A proposito di paesi e di fare i conti con il passato: “Argentina, 1985”


Ecco un altro film che avremmo preferito vedere in sala e che invece è finito a smarrirsi nei labirinti di una piattaforma: presentato in concorso alla 79esima Mostra del Cinema di Venezia, il primo film argentino prodotto da Prime Video si intitola “Argentina, 1985”, è firmato da Santiago Mitre, ed è ispirato alla vera storia dei procuratori Julio Strassera e Luis Moreno Ocampo, che nel 1985 osarono indagare e perseguire Videla e i militari responsabili della fase più sanguinosa della dittatura militare del paese. Senza lasciarsi intimidire dall’ancora notevole influenza che l’esercito aveva sulla loro fragile, nuova democrazia, Strassera e Moreno Ocampo formarono un improbabile giovane team legale per ingaggiare la loro battaglia. Nonostante il clima intorno a loro fosse tossico e costellato di minacce e attentati anche alle loro famiglie, il gruppo di procuratori in un tempo record riuscì a raccogliere le prove necessarie (oltre 800 persone andarono a testimoniare al processo) per restituire giustizia alle vittime della giunta militare.

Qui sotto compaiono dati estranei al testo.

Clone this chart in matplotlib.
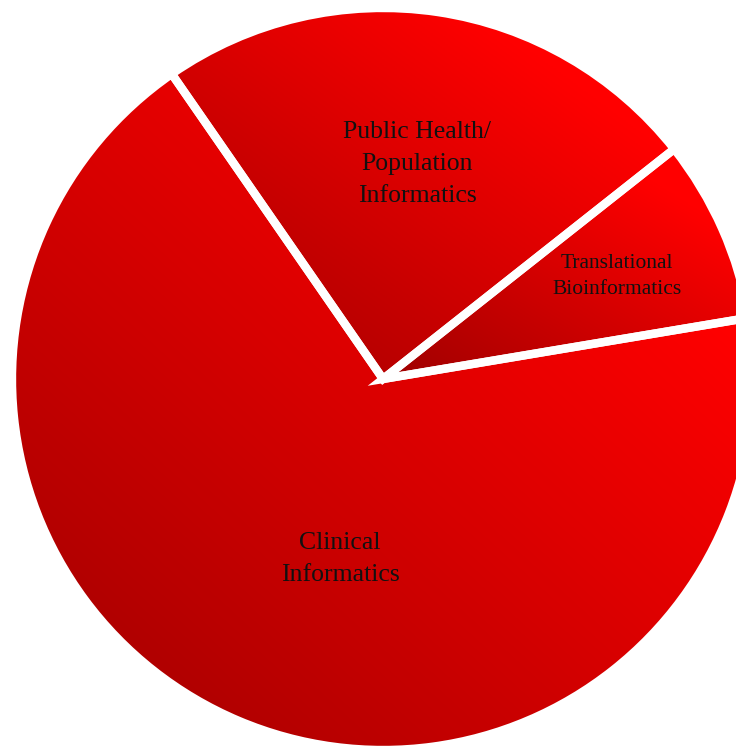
import numpy as np
import matplotlib
matplotlib.use('Agg')
import matplotlib.pyplot as plt
from matplotlib.colors import LinearSegmentedColormap

# --- dados ---
categories = ['Translational\nBioinformatics', 'Public Health/\nPopulation\nInformatics', 'Clinical\nInformatics']
shares = [8, 24, 68]

# --- estilo ---
plt.rcParams['font.family'] = ['Liberation Serif', 'DejaVu Serif']
red_grad = LinearSegmentedColormap.from_list(
    'red_grad', [(0.0, '#9e0000'), (0.8, '#ff0000'), (1.0, '#ff0000')])

W, H = 736, 746
fig = plt.figure(figsize=(W / 100, H / 100), dpi=100)
ax = fig.add_axes([0, 0, 1, 1])

center = (383, 367)
radius = 371
wedges, _ = ax.pie(shares, startangle=9.5, counterclock=True, center=center,
                   radius=radius, frame=False,
                   wedgeprops=dict(facecolor='none', edgecolor='white',
                                   linewidth=6, joinstyle='miter'))

# gradiente diagonal em cada fatia (escuro embaixo-esquerda, claro em cima-direita)
yy, xx = np.mgrid[0:1:200j, 0:1:200j]
grad = (xx + yy) / 2
for w in wedges:
    ext = w.get_path().get_extents(w.get_patch_transform())
    im = ax.imshow(grad, cmap=red_grad, vmin=0, vmax=1, origin='lower',
                   extent=(ext.x0, ext.x1, ext.y0, ext.y1),
                   interpolation='bilinear', zorder=0.5)
    im.set_clip_path(w)
    w.set_zorder(2)

# rótulos
label_pos = [(617, 470), (417, 582), (340, 187)]
label_size = [15.5, 18.5, 18.5]
label_ls = [1.5, 1.6, 1.6]
for txt, (x, y), fs, ls in zip(categories, label_pos, label_size, label_ls):
    ax.text(x, y, txt, ha='center', va='center', fontsize=fs,
            linespacing=ls, color='#111111', zorder=3)

ax.set_xlim(0, W)
ax.set_ylim(0, H)
ax.set_aspect('equal')
ax.axis('off')

fig.savefig('out.png', dpi=100)
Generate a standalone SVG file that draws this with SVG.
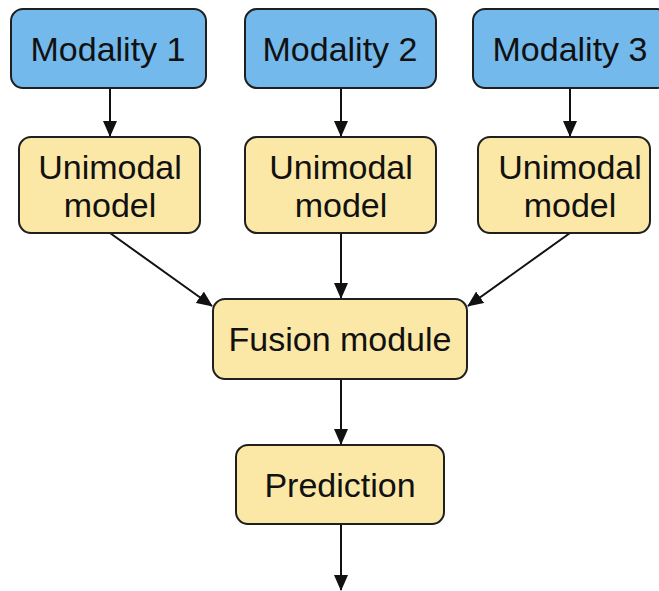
<svg xmlns="http://www.w3.org/2000/svg" width="659" height="591" viewBox="0 0 659 591">
<style>
.blue{fill:#74b9eb;stroke:#1f1f1f;stroke-width:2}
.yel{fill:#fbe8a6;stroke:#1f1f1f;stroke-width:2}
.t{font-family:"Liberation Sans",Arial,sans-serif;font-size:34px;fill:#111;text-anchor:middle}
.c{stroke:#111;stroke-width:2;fill:none;marker-end:url(#ah)}
</style>
<defs>
<marker id="ah" markerWidth="16" markerHeight="14" refX="15" refY="7" orient="auto" markerUnits="userSpaceOnUse">
<path d="M0,0 L16,7 L0,14 Z" fill="#111"/>
</marker>
</defs>
<rect width="659" height="591" fill="#fff"/>
<g id="connectors">
<line class="c" x1="110" y1="88" x2="110" y2="136"/>
<line class="c" x1="341" y1="88" x2="341" y2="136"/>
<line class="c" x1="570" y1="88" x2="570" y2="136"/>
<line class="c" x1="110" y1="233" x2="212" y2="306"/>
<line class="c" x1="341" y1="233" x2="341" y2="298"/>
<line class="c" x1="570" y1="233" x2="468" y2="306"/>
<line class="c" x1="341" y1="379" x2="341" y2="444"/>
<line class="c" x1="341" y1="524" x2="341" y2="590"/>
</g>
<g id="modality1"><rect class="blue" x="11" y="9" width="195" height="79" rx="12"/><text class="t" x="108" y="61">Modality 1</text></g>
<g id="modality2"><rect class="blue" x="245" y="9" width="191" height="79" rx="12"/><text class="t" x="340" y="61">Modality 2</text></g>
<g id="modality3"><rect class="blue" x="473" y="9" width="196" height="79" rx="12"/><text class="t" x="570" y="61">Modality 3</text></g>
<g id="unimodal1"><rect class="yel" x="19" y="137" width="181" height="96" rx="12"/><text class="t" x="110" y="179">Unimodal</text><text class="t" x="110" y="217">model</text></g>
<g id="unimodal2"><rect class="yel" x="245" y="137" width="191" height="96" rx="12"/><text class="t" x="341" y="179">Unimodal</text><text class="t" x="341" y="217">model</text></g>
<g id="unimodal3"><rect class="yel" x="478" y="137" width="172" height="96" rx="12"/><text class="t" x="570" y="179">Unimodal</text><text class="t" x="570" y="217">model</text></g>
<g id="fusion"><rect class="yel" x="213" y="299" width="254" height="80" rx="12"/><text class="t" x="340" y="351">Fusion module</text></g>
<g id="prediction"><rect class="yel" x="236" y="445" width="208" height="79" rx="12"/><text class="t" x="340" y="497">Prediction</text></g>
</svg>
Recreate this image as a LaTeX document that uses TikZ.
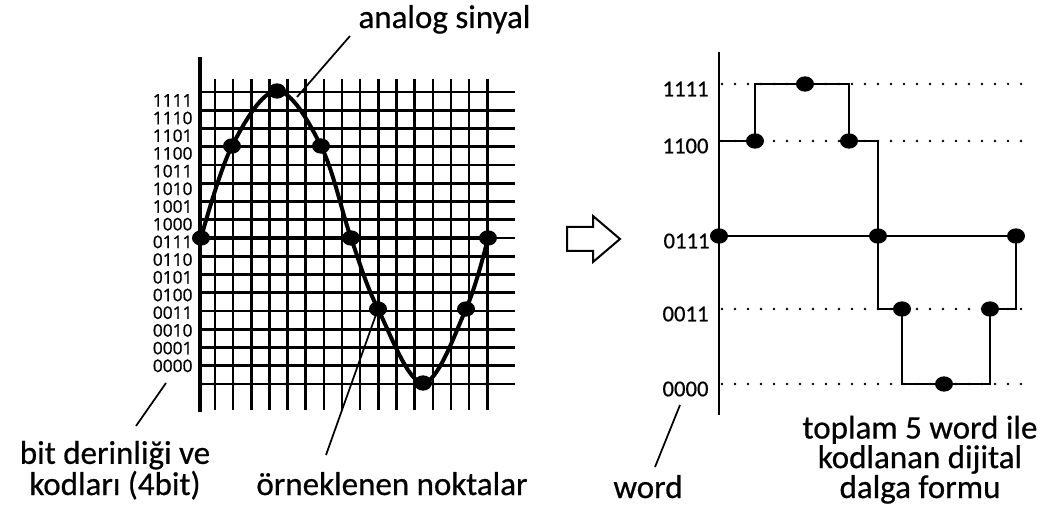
\documentclass[tikz,border=0pt]{standalone}
\usepackage{fontspec}
\setmainfont{Carlito}
\newfontfamily\capfont{Carlito}[FakeBold=0.6]
\newfontfamily\codefont{Open Sans}[FakeBold=0.9]
\usetikzlibrary{shapes.geometric}

\tikzset{every picture/.style={line width=0.75pt}}
\tikzset{
  gridln/.style={line width=1.9pt},
  axisln/.style={line width=3.5pt},
  waveln/.style={line width=3pt, line join=round, line cap=round},
  stairln/.style={line width=1.8pt, line join=miter},
  dotln/.style={line width=1.9pt, line cap=round, dash pattern=on 0pt off 9.75pt},
  leader/.style={line width=1.3pt},
  sample/.style={ellipse, fill=black, inner sep=0pt, minimum width=13.5pt, minimum height=11.5pt},
  leftcodes/.style={inner sep=0pt, align=right, font=\codefont\fontsize{13}{13.275}\selectfont},
  rightcode/.style={anchor=east, inner sep=0pt, font=\capfont\fontsize{17}{17}\selectfont},
  caption/.style={inner sep=0pt, align=center, font=\capfont\fontsize{24.75}{21}\selectfont}
}

\begin{document}
\begin{tikzpicture}[x=0.75pt,y=0.75pt,yscale=-1,xscale=1]
\useasboundingbox (0,0) rectangle (1049,513);

%Grid: horizontal lines
\foreach \i in {0,...,16}
  \draw[gridln] (200,{92+18.25*\i}) -- (515,{92+18.25*\i});
%Grid: vertical lines
\foreach \j in {0,...,15}
  \draw[gridln] ({215+18.15*\j},79) -- ({215+18.15*\j},410);
%Left axis
\draw[axisln] (200,57) -- (200,412);

%Sampled points of the analog signal
\node[sample] (s0) at (201,238) {};
\node[sample] (s1) at (232,146) {};
\node[sample] (s2) at (277,91) {};
\node[sample] (s3) at (321,146) {};
\node[sample] (s4) at (351,238) {};
\node[sample] (s5) at (378,309) {};
\node[sample] (s6) at (423,383) {};
\node[sample] (s7) at (466,309) {};
\node[sample] (s8) at (488,238) {};

%Zero line (0111)
\draw[axisln] (s0.center) -- (s8.center);
%Analog signal
\draw[waveln] plot[smooth, tension=0.6] coordinates {(s0.center) (s1.center) (s2.center) (s3.center) (s4.center) (s5.center) (s6.center) (s7.center) (s8.center)};

%Bit codes
\node[leftcodes, anchor=base east] (codes) at (193,372) {1111\\1110\\1101\\1100\\1011\\1010\\1001\\1000\\0111\\0110\\0101\\0100\\0011\\0010\\0001\\0000};

% Text Node
\node[caption, anchor=base west] (analog) at (358,28) {analog sinyal};
\coordinate (apex) at (297,97);
\draw[leader] (apex) -- ([shift={(-8,8)}]analog.base west);

% Text Node
\node[caption, anchor=base] (bitdepth) at (115,495) {bit derinliği ve\\kodları (4bit)};
\coordinate (bdtop) at (166,383);
\coordinate (bdfoot) at (136,426);
\draw[leader] (bdtop) -- (bdfoot);

% Text Node
\node[caption, anchor=base] (samples) at (392,495) {örneklenen noktalar};
\coordinate (smfoot) at (326,455);
\draw[leader] (s5.center) -- (smfoot);

%Hollow arrow
\draw[line width=1.5pt, line join=miter] (567,227) -- (593,227) -- (593,216) -- (620,239) -- (593,262) -- (593,251) -- (567,251) -- cycle;

%Dotted levels
\foreach \lv in {84,141,309,384}
  \draw[dotln] (722,\lv) -- (1023,\lv);
%Right axis
\draw[line width=2pt] (719,52) -- (719,415);

%Right codes
\node[rightcode] (r1111) at (709,89) {1111};
\node[rightcode] (r1100) at (709,146) {1100};
\node[rightcode] (r0111) at (710,241) {0111};
\node[rightcode] (r0011) at (709,314) {0011};
\node[rightcode] (r0000) at (709,389) {0000};

%Digital samples
\node[sample] (d0) at (719,236) {};
\node[sample] (d1) at (755,141) {};
\node[sample] (d2) at (805,84) {};
\node[sample] (d3) at (849,141) {};
\node[sample] (d4) at (878,236) {};
\node[sample] (d5) at (902,309) {};
\node[sample] (d6) at (944,384) {};
\node[sample] (d7) at (990,309) {};
\node[sample] (d8) at (1016,236) {};
\coordinate (axis1100) at (719,141);

%Digital waveform
\draw[stairln] (axis1100) -- (d1.center) |- (d2.center) -| (d3.center) -| (d4.center) |- (d5.center) |- (d6.center) -| (d7.center) -| (d8.center);
\draw[stairln] (d0.center) -- (d8.center);

% Text Node
\node[caption, anchor=base] (word) at (648,498) {word};
\coordinate (wordtop) at (680,405);
\coordinate (wordfoot) at (655,467);
\draw[leader] (wordtop) -- (wordfoot);

% Text Node
\node[caption, anchor=base] (total) at (920,498) {toplam 5 word ile\\kodlanan dijital\\dalga formu};

\end{tikzpicture}
\end{document}
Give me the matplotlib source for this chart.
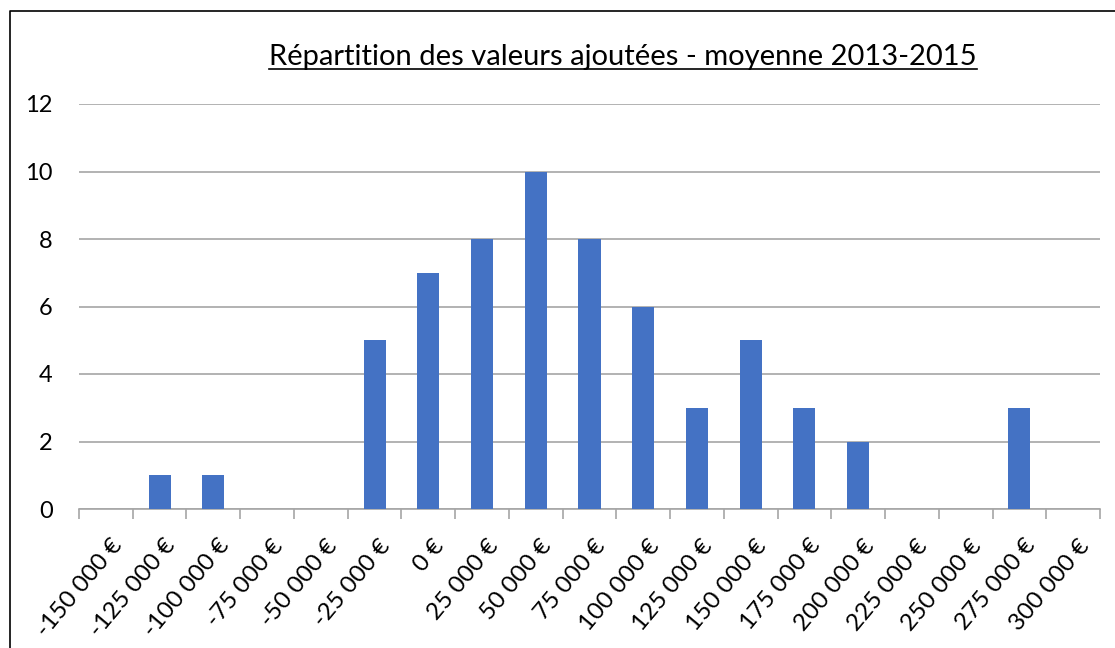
import matplotlib
matplotlib.use('Agg')
import matplotlib.pyplot as plt
import matplotlib.transforms as mtrans
from matplotlib.lines import Line2D
import numpy as np

plt.rcParams['font.family'] = ['Lato', 'DejaVu Sans']

# classes de valeur ajoutée (€) et effectifs
classes = [-150000, -125000, -100000, -75000, -50000, -25000, 0, 25000, 50000,
           75000, 100000, 125000, 150000, 175000, 200000, 225000, 250000,
           275000, 300000]
effectifs = [0, 1, 1, 0, 0, 5, 7, 8, 10, 8, 6, 3, 5, 3, 2, 0, 0, 3, 0]
labels = ['{:,} €'.format(c).replace(',', ' ') for c in classes]
titre = 'Répartition des valeurs ajoutées - moyenne 2013-2015'

fig = plt.figure(figsize=(11.15, 6.48), dpi=100)
ax = fig.add_axes([79 / 1115, 1 - 509 / 648, 1021 / 1115, 405 / 648])

x = np.arange(len(classes))
ax.bar(x, effectifs, width=0.41, color='#4472C4', zorder=3)

ax.set_xlim(-0.5, len(classes) - 0.5)
ax.set_ylim(0, 12)
ax.set_yticks(range(0, 13, 2))
ax.yaxis.grid(True, color='#A6A6A6', linewidth=1.2)
ax.set_axisbelow(True)
for s in ['top', 'right', 'left']:
    ax.spines[s].set_visible(False)
ax.spines['bottom'].set_color('#A6A6A6')
ax.spines['bottom'].set_linewidth(1.2)

# graduations entre les catégories
ax.set_xticks(np.arange(-0.5, len(classes), 1), minor=True)
ax.set_xticks(x)
ax.set_xticklabels(labels, rotation=50, ha='right', rotation_mode='anchor',
                   fontsize=17.5)
ax.tick_params(axis='x', which='major', length=0, pad=19)
ax.tick_params(axis='x', which='minor', length=7, color='#A6A6A6', width=1.2)
ax.tick_params(axis='y', length=0, labelsize=17, pad=19)

# léger décalage des étiquettes vers la droite
decal = mtrans.ScaledTranslation(4 / 100, 0, fig.dpi_scale_trans)
for lab in ax.get_xticklabels():
    lab.set_transform(lab.get_transform() + decal)

t = fig.text(623 / 1115, 1 - 65 / 648, titre, ha='center', va='baseline',
             fontsize=21)

# soulignement du titre
fig.canvas.draw()
bb = t.get_window_extent().transformed(fig.transFigure.inverted())
yl = 1 - 69 / 648
fig.add_artist(Line2D([bb.x0, bb.x1], [yl, yl],
                      color='black', linewidth=1.2, transform=fig.transFigure))

# cadre
fig.add_artist(Line2D([10 / 1115, 10 / 1115, 1], [0, 1 - 11 / 648, 1 - 11 / 648],
                      color='black', linewidth=1.2, transform=fig.transFigure))

fig.savefig('out.png', dpi=100)
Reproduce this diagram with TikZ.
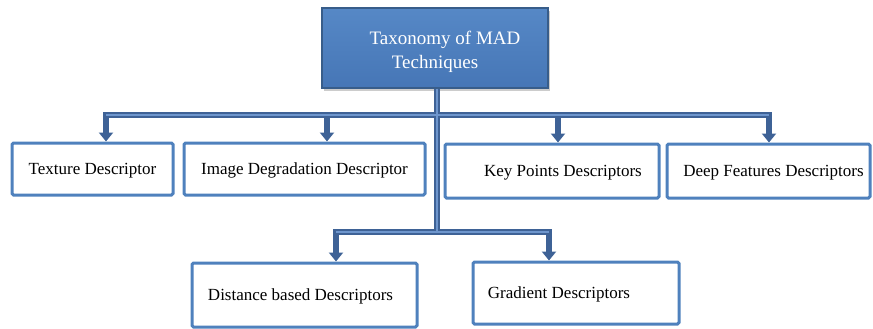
\documentclass[tikz,border=0pt]{standalone}
\usepackage{fontspec}
\setmainfont{Liberation Serif}
\usetikzlibrary{arrows.meta,shadows}
\definecolor{boxblue}{RGB}{79,129,189}
\definecolor{conndark}{RGB}{62,98,150}
\definecolor{connlight}{RGB}{110,150,205}
\definecolor{topedge}{RGB}{56,93,138}
\definecolor{toptop}{RGB}{86,136,198}
\definecolor{topbot}{RGB}{70,118,182}
\tikzset{
  leaf/.style={draw=boxblue, line width=3pt, rounded corners=1.5pt, fill=white,
    font=\fontsize{17}{20}\selectfont, text=black, inner sep=0pt, text depth=0pt},
  rootbox/.style={draw=topedge, line width=1.2pt, top color=toptop, bottom color=topbot,
    drop shadow={shadow xshift=2pt, shadow yshift=-3pt, opacity=0.4},
    font=\fontsize{19}{24}\selectfont, text=white, align=center, inner sep=0pt},
  conn/.style={draw=conndark, line width=6pt, -{Triangle[width=14pt,length=9pt]}},
  connline/.style={draw=conndark, line width=6pt},
  hl/.style={draw=connlight, line width=1.2pt},
}
\begin{document}
\begin{tikzpicture}[x=1pt,y=-1pt]
\useasboundingbox (0,0) rectangle (873,329);
% nodes
\node[rootbox, minimum width=226pt, minimum height=80pt] (top) at (435,48)
  {\rule{0pt}{21pt}\hspace*{20pt}Taxonomy of MAD\\Techniques};
\node[leaf, minimum width=161pt, minimum height=52pt] (tex) at (92.5,169) {Texture Descriptor};
\node[leaf, minimum width=241pt, minimum height=52pt] (img) at (304.5,169) {Image Degradation Descriptor};
\node[leaf, minimum width=214pt, minimum height=54pt] (key) at (552,171) {\hspace*{22pt}Key Points Descriptors};
\node[leaf, minimum width=203pt, minimum height=54pt] (deep) at (768.5,171) {\hspace*{10pt}Deep Features Descriptors};
\node[leaf, minimum width=225pt, minimum height=64pt] (dist) at (304.5,295) {Distance based Descriptors\hspace*{8pt}};
\node[leaf, minimum width=206pt, minimum height=62pt] (grad) at (576,293) {Gradient Descriptors\hspace*{34pt}};
% junction coordinates
\coordinate (bar) at (437,115);
\coordinate (low) at (437,232);
% connectors (dark body)
\draw[connline] (top.south -| bar) -- (low);
\draw[conn] (bar) -| ([xshift=13.5pt]tex.north);
\draw[conn] (bar) -| ([xshift=22.5pt]img.north);
\draw[conn] (bar) -| ([xshift=6pt]key.north);
\draw[conn] (bar) -| ([xshift=0.5pt]deep.north);
\draw[conn] (low) -| ([xshift=31.5pt]dist.north);
\draw[conn] (low) -| ([xshift=-27pt]grad.north);
% light centre lines
\draw[hl] (top.south -| bar) -- (low);
\draw[hl] ([xshift=13.5pt]tex.north |- bar) -- ([xshift=0.5pt]deep.north |- bar);
\draw[hl] ([xshift=31.5pt]dist.north |- low) -- ([xshift=-27pt]grad.north |- low);
\end{tikzpicture}
\end{document}
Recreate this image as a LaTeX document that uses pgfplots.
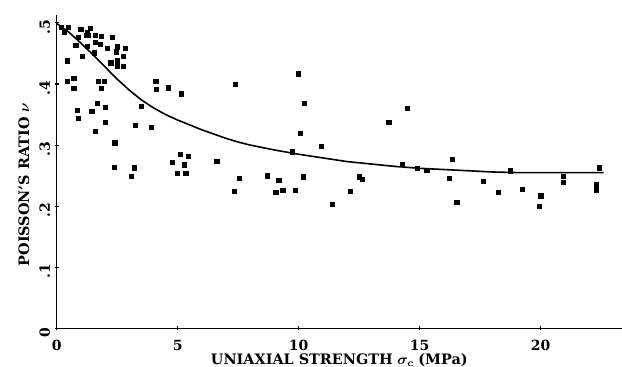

Una storia epicamente sobria di impegno civile che si concentra sull’umanità dei due protagonisti e del loro team di ricerca: il più grande processo politico contro apparati militari dopo Norimberga viene raccontato da Mitre (autore del soggetto e della sceneggiatura) in un legal drama vecchio stile ma molto elegante, che riesce a tenere sempre alta la tensione grazie a una scrittura forte e intelligente, capace di fornire un ritratto rotondo delle loro personalità e delle loro famiglie, incorniciato dal brillante umorismo delle loro vite quotidiane.

 


A proposito di paesi che non riescono a fare i conti con il proprio passato: “Argentina, 1985” lo fa con un film collettivo in equilibrio perfetto. Il procuratore Strassera (uno splendido Ricardo Darín), che durante la dittatura è stato zitto, come tanti, paralizzato dal terrore, continua ad aver paura per sé stesso e soprattutto per la sua famiglia, e cerca in tutti i modi di evitare l’incarico che gli viene imposto dal nuovo governo, ma trova la forza per portarlo avanti proprio nella famiglia, in un paio di vecchi amici, nell’energia di Luis Moreno Ocampo, assistente procuratore al primo incarico che gli viene affiancato perché tutti gli altri sono “morti, fascisti, o super fascisti” e perché viene da una famiglia di conservatori legati a doppio filo ai militari, e sua madre tutte le domeniche va a messa nella stessa chiesa dove va Videla. Lo stesso Luis Moreno Ocampo, che nella vita reale divenne poi il primo Procuratore capo della Corte penale internazionale. Una storia straordinariamente vera, che ha dato voce a centinaia di racconti di sequestro, tortura, morte, davanti a una nazione in parte vittima e in parte complice della dittatura.


Quella di Strassera non è la parabola di un eroe (“i testimoni sono gli eroi”), ma una prospettiva di ricomposizione, una possibilità, quella possibilità unica che la Storia gli ha offerto, di essere lo strumento dello Stato per riportare giustizia, e sollievo, e un’idea di futuro, in un paese devastato.